Black Pip is growing up. He probably turns two this spring; since he is a shelter dog, no one knows exactly when he was born. He seems to be at the moderated end of adolescence.
He still loves his mad dashes along Tesuque Creek, and this morning executed a four-foot leap over where it was flowing widest with spring melt. But he slows down a little between the dashes and has learned to wait to see what another dog signals before he approaches.
The thoroughbred stallions I saw a week ago at a farm in Kentucky seemed to have reached a period of calm, as well. Led into the arena by grooms whose silent faces contained all kinds of hidden thoughts about the crowd of gawkers assembled to look at their babies, the stallions stood quietly while our guide described them, only now and then trying to mouth a groom’s hand holding a halter. I didn’t have a chance to ask if each groom is assigned a certain horse, but from the way the stallions behaved, it seemed as though there was a bond established during months of careful handling.

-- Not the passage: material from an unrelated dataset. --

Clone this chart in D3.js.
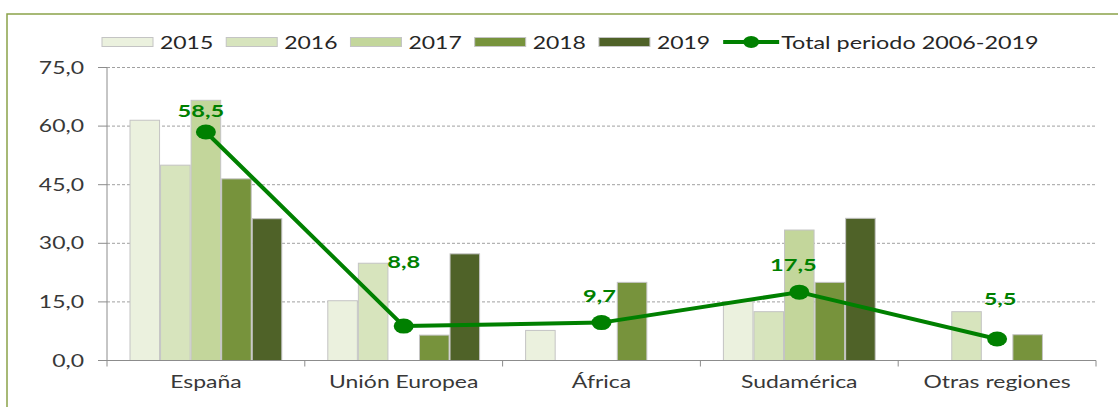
<!DOCTYPE html>
<html>
<head>
<meta charset="utf-8">
<script src="https://cdn.jsdelivr.net/npm/d3@7"></script>
<style>
body{margin:0;background:#fff;}
svg{display:block;}
</style>
</head>
<body>
<div id="chart"></div>
<script>
// data
var regions=["España","Unión Europea","África","Sudamérica","Otras regiones"];
var years=["2015","2016","2017","2018","2019"];
var v2015=[61.5,15.3,7.7,15.1,null];
var v2016=[50.0,24.9,null,12.5,12.5];
var v2017=[66.6,null,null,33.4,null];
var v2018=[46.5,6.5,20.0,20.0,6.6];
var v2019=[36.3,27.3,null,36.4,null];
var total=[58.5,8.8,9.7,17.5,5.5];
var totalName="Total periodo 2006-2019";
var yTicks=[0,15,30,45,60,75];

var series=[v2015,v2016,v2017,v2018,v2019];
var colors=["#ebf1de","#d7e4bd","#c3d69b","#77933c","#4f6228"];
var lineColor="#008000";

var width=1118,height=407;
var sx=1.35; // reference text is stretched horizontally
var font="Lato, 'Open Sans', sans-serif";

var svg=d3.select("#chart").append("svg").attr("width",width).attr("height",height);

// outer frame
svg.append("rect").attr("x",7).attr("y",14).attr("width",1130).attr("height",420)
.attr("fill","none").attr("stroke","#8aa34a").attr("stroke-width",1.5);

var x0=d3.scaleBand().domain(regions).range([107,1096]).padding(0);
var gap=22.5;
var x1=d3.scaleBand().domain(years).range([gap,x0.bandwidth()-gap]).padding(0);
var y=d3.scaleLinear().domain([0,75]).range([360.5,67.5]);

function stretchText(sel,x,yy){
  return sel.attr("transform","translate("+x+","+yy+") scale("+sx+",1)");
}

// gridlines
svg.append("g").selectAll("line").data(yTicks.filter(d=>d>0)).enter().append("line")
.attr("x1",107).attr("x2",1096)
.attr("y1",d=>y(d)).attr("y2",d=>y(d))
.attr("stroke","#a0a0a0").attr("stroke-width",1).attr("stroke-dasharray","3,2");

// y axis
var yAxis=svg.append("g");
yAxis.append("line").attr("x1",107).attr("x2",107).attr("y1",y(75)).attr("y2",y(0))
.attr("stroke","#8c8c8c");
yAxis.selectAll(".tk").data(yTicks).enter().append("line")
.attr("x1",98).attr("x2",107).attr("y1",d=>y(d)).attr("y2",d=>y(d))
.attr("stroke","#8c8c8c");
yAxis.selectAll("text").data(yTicks).enter().append("text")
.each(function(d){stretchText(d3.select(this),84,y(d)+6);})
.attr("text-anchor","end")
.attr("font-family",font).attr("font-size",17).attr("fill","#383838")
.text(d=>d3.format(".1f")(d).replace(".",","));

// bars
var groups=svg.append("g").selectAll("g").data(regions).enter().append("g")
.attr("transform",d=>"translate("+x0(d)+",0)");
groups.selectAll("rect").data((d,i)=>years.map((yr,j)=>({yr:yr,v:series[j][i],j:j})).filter(e=>e.v!=null))
.enter().append("rect")
.attr("x",d=>x1(d.yr)+0.5)
.attr("y",d=>y(d.v))
.attr("width",x1.bandwidth()-1)
.attr("height",d=>y(0)-y(d.v))
.attr("fill",d=>colors[d.j])
.attr("stroke","#c4c4c4").attr("stroke-width",1);

// x axis
var xAxis=svg.append("g");
xAxis.append("line").attr("x1",107).attr("x2",1096).attr("y1",y(0)).attr("y2",y(0))
.attr("stroke","#8c8c8c");
var bounds=regions.map(r=>x0(r)).concat([1096]);
xAxis.selectAll(".tk").data(bounds).enter().append("line")
.attr("x1",d=>d).attr("x2",d=>d).attr("y1",y(0)).attr("y2",y(0)+6)
.attr("stroke","#8c8c8c");
xAxis.selectAll("text").data(regions).enter().append("text")
.each(function(d){stretchText(d3.select(this),x0(d)+x0.bandwidth()/2,388);})
.attr("text-anchor","middle")
.attr("font-family",font).attr("font-size",17).attr("fill","#383838")
.text(d=>d);

// total line
var cx=d=>x0(d)+x0.bandwidth()/2;
var line=d3.line().x((d,i)=>cx(regions[i])).y(d=>y(d));
svg.append("path").datum(total).attr("d",line)
.attr("fill","none").attr("stroke",lineColor).attr("stroke-width",4).attr("stroke-linejoin","round");
svg.append("g").selectAll("ellipse").data(total).enter().append("ellipse")
.attr("cx",(d,i)=>cx(regions[i])).attr("cy",d=>y(d))
.attr("rx",10).attr("ry",7.5).attr("fill",lineColor);

// data labels (placed by hand in the original)
var labelDx=[-5,0,-2,-6,3];
var labelDy=[-15,-58,-21,-21,-34];
svg.append("g").selectAll("text").data(total).enter().append("text")
.each(function(d,i){stretchText(d3.select(this),cx(regions[i])+labelDx[i],y(d)+labelDy[i]);})
.attr("text-anchor","middle")
.attr("font-family",font).attr("font-weight","bold").attr("font-size",17.5).attr("fill",lineColor)
.text(d=>d3.format(".1f")(d).replace(".",","));

// legend
var legend=svg.append("g");
var lx=102;
years.forEach(function(yr,j){
  legend.append("rect").attr("x",lx).attr("y",37.5).attr("width",51).attr("height",9)
  .attr("fill",colors[j]).attr("stroke","#c4c4c4").attr("stroke-width",1);
  var t=legend.append("text").attr("font-family",font).attr("font-size",17).attr("fill","#262626").text(yr);
  stretchText(t,lx+58,48.5);
  lx=lx+58+t.node().getComputedTextLength()*sx+13;
});
legend.append("line").attr("x1",lx).attr("x2",lx+56).attr("y1",42).attr("y2",42)
.attr("stroke",lineColor).attr("stroke-width",4);
legend.append("ellipse").attr("cx",lx+28).attr("cy",42).attr("rx",8).attr("ry",6).attr("fill",lineColor);
var lt=legend.append("text").attr("font-family",font).attr("font-size",17.3).attr("fill","#262626").text(totalName);
stretchText(lt,lx+58,48.5);
</script>
</body>
</html>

After they had been led back to their stalls—“Feed me, breed me, and leave me alone” their motto, according to our guide—we went into the breeding arena, surrounded by special stalls. There we had the most detailed and comprehensive description of what it takes to produce a thoroughbred foal I could possibly imagine (some of the young girls in the crowd looked dismayed)—as exciting as all deeply-informed accounts that introduce us to a hidden world.
We were shown the paraphernalia required for breeding; Kentucky thoroughbred tradition doesn’t allow for artificial insemination. A leather cloak covers the mare’s back to protect her from the stallion’s bites when he mounts, a twitch—a stick with rope on the end—is used to control her by twisting the rope around her upper lip—well, you get the idea. Whatever rules the desires of mares is, it seems, more unpredictable than what rules the desire of stallions, urged on by the activities of a plain looking stallion called The Teaser.
“Don’t feel sorry for The Teaser,” our guide told us, though it seemed to me more likely we might feel sorry for the mares. “He gets everything the thoroughbreds get—special food, a daily bath, turn out in a beautiful green field.”
Later we saw the spring’s crop of foals, most born last January, browsing with their dams in the adjacent fields. Having been handled from birth, the foals are very friendly and come to the fence to be stroked.
“The sport of kings,” as it is called in Kentucky, requires a king’s ransom to pursue. The stables at this farm were as beautiful as colonial mansions, with their arches, white paint, and green trim. The workers live in a special subdivision with amenities like basketball courts and a gate that’s shut at night. Benevolent paternity is always the same. I remember the coal towns in Eastern Kentucky, shacks with running water, then a rarity, and a grocery store where the miners’ wives bought overpriced supplies with script.
Back home in Santa Fe, we watched the Kentucky Derby on television, for the first time in decades, and again I was surprised by the outpouring of public enthusiasm as the crowd tramped through mud and ruined their hats in the rain. How hard it is to rouse that degree of enthusiasm for more important goals like financing public pre-kindergarten: a vote failed here because we well-off, educated white people thought we could force those others we don’t know to pay a tax on sugary drinks. We should as soon advise the thoroughbred mare of her natural rights.
The white iris are blooming but seven of our Koi have disappeared from the pond. I suspect their trusting natures have betrayed them. They rush up to the edge of the pond when anything approaches, hoping for food, their one desire, which exposes them to the cleverly fishing bear.
Natural selection, I guess. The craftier, more suspicious Koi (if such exist) may be the ones still basking in the pond.